Our interpretation of each other can be very fearful. I will attack what I think of as fearful in you. For years I attacked Kenny for all his youthful ignorance, for his petty drug dealing, for ending up in prison, for using his looks to seduce women, for never making anything of himself. And yet Kenny is the key to my salvation. In all the unsavory things I found to condemn him, I was covering up my love for him, my empathy and my forgiveness, my ability to heal and restore. If I do not practice forgiveness toward Kenneth, I will share in his madness; when I practice forgiveness with Kenny, we share in God’s Kingdom of love, peace, and joy.

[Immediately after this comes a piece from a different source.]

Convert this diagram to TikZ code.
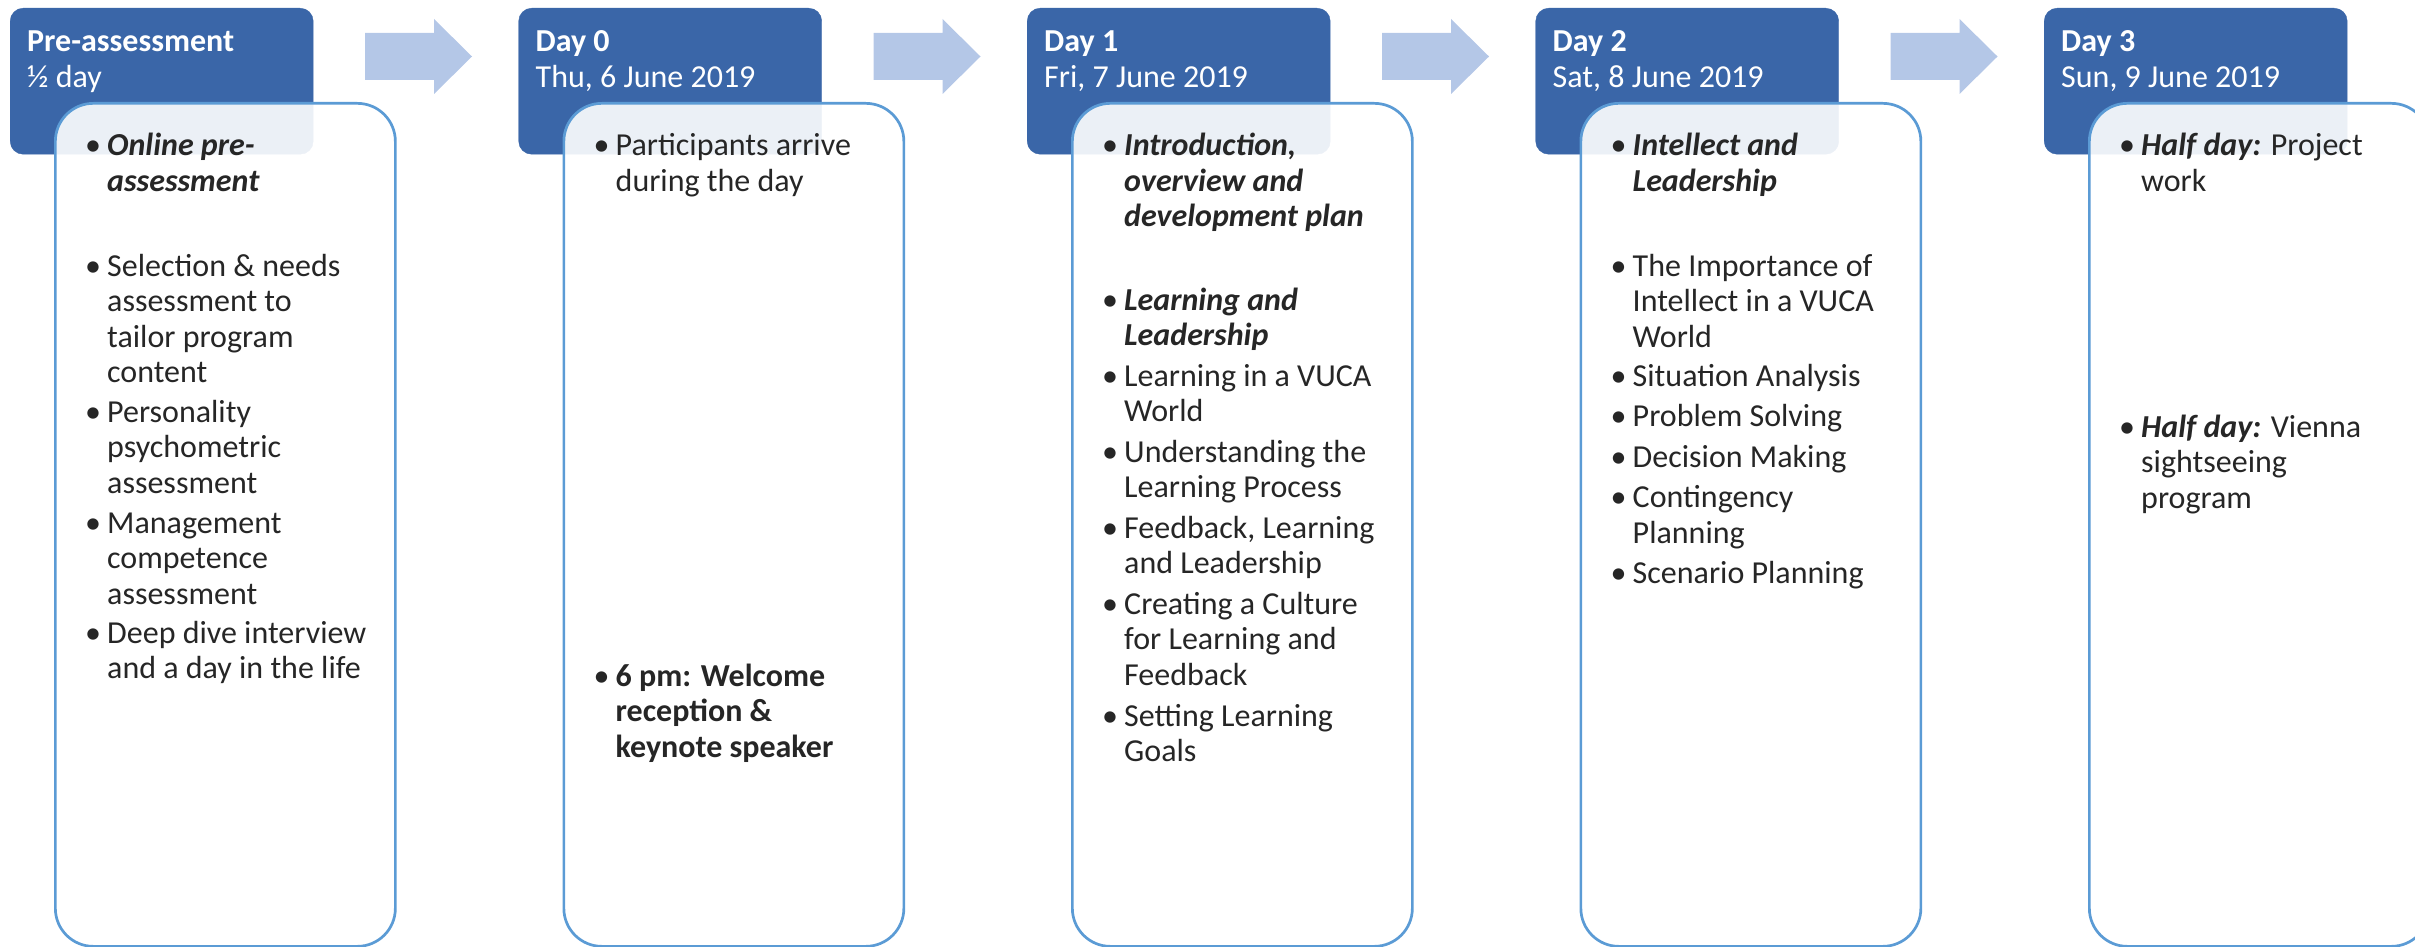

It is tempting to think during the practice of the holy instant that we may be engaging in imaginary exercises rather than actually accomplishing the purpose of Holy Spirit. We must overcome this resistance for our minds were created in love and for love and to be love. When we put barriers up to the natural and holy love we have for each other, we are entering insanity and we leave our higher minds where holiness abides and enter into a very low-minded, crazy state of being where we continue to judge and condemn one another instead of help and heal.
Jesus tells us in paragraph 13 that our Savior stands beside each one of our brothers. Each person in our life, each circumstance gives us another chance to practice the power of forgiveness, to give and to receive salvation, to see beyond the fear of God and one another to the Love of God and one another.
When I see Kenny as the Christ, the Sonship, I see how holy and how beautiful he is. When I thought all manner of unkind things about him, when I judged him for all his flesh weaknesses, his failure as a father to his son, as the kind of man who would take all our wedding presents, our savings, even our towels and washcloths, and leave me with nothing, I was judging him according to what the ego would make him out to be. It is entirely up to me to see Kenny through the eyes of the ego or the Vision of Christ, as an enemy or as a friend who offers me salvation.
As surely as God created every living thing and loves it, when I offer redemption to you, you offer redemption to me. Forgiveness is never a one-way street. Kenneth needs no more and no less forgiveness than I do. When I extend forgiveness; Kenneth extends forgiveness to me. That is how it works. In our spiritual practice, we do not worry about who makes the first move, who gives more, who is at a greater disadvantage.
Spend as much time as you need with this last section of Chapter 19. Continue to practice the holy instant with everyone and everything that would otherwise weigh upon your mind obscuring the love for God from your awareness. As we bring each one of our brothers to the holy instant and release them from pain, we are thus freed from the past and all that would bind us to the dream of death.
[1] A Course in Miracles. Chapter 19 The attainment of peace. IV The obstacles to peace. D. The fourth obstacle: the fear of God. i. The lifting of the veil 8-21. Foundation for Inner Peace, Second Edition (1992).